Caído Stroessner, nuevas amenazas y crisis –políticas, sociales, económicas, ambientales– emergerán en un fin de siglo lleno de libertades recuperadas y desencantos inéditos, fin de siglo algo tibio a pesar de la bronca y de las recurrentes estafas de la historia. Entre idearios y muros derruidos e incertidumbres generalizadas, el tiempo de las vanguardias artísticas, con su mirada puesta en el futuro y sus claras consignas, quedaba atrás.
Hoy se cumple un nuevo aniversario de la partida del artista paraguayo Enrique Careaga, fallecido el 9 de mayo del 2014. Aunque sea un cliché, cabe decir que con él terminó una era. Mientras agonizaba la década de los noventa, lo reconocí una vez (habría visto su foto en algún diario –mi madre trabajaba por entonces como crítica de arte–), solo y acodado en la barra de una desaparecida discoteca del microcentro de Asunción a la cual, peripatéticos y sedientos, mis amigos y yo entramos al salir de alguna clase de filosofía de la facultad.
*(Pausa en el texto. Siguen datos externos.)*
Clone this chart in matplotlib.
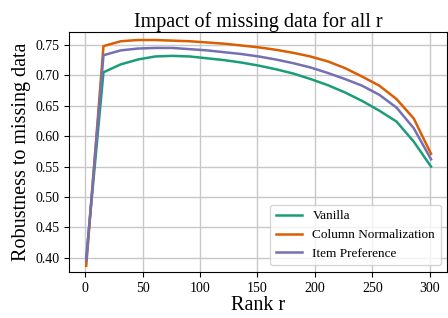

Por detrás de los brillantes trazos, las formas lineales y las fugaces estructuras geométricas que aparecían y desaparecían, esbozadas, entre el humo y el ruido, por las intermitentes luces de la pista, el profundo espacio oscuro era, al igual que en sus cuadros, persistente metáfora de la soledad. Recuerdo esa imagen como souvenir de una época en la cual –en las artes, las ideas, la política, la vida en general– todavía parecía natural orientarse hacia el futuro. Esa, u otra cualquiera de aquellas mil y una noches, el tiempo llegó, implacable, para cerrarnos las puertas y apagarnos las luces del último boliche del largo siglo XX.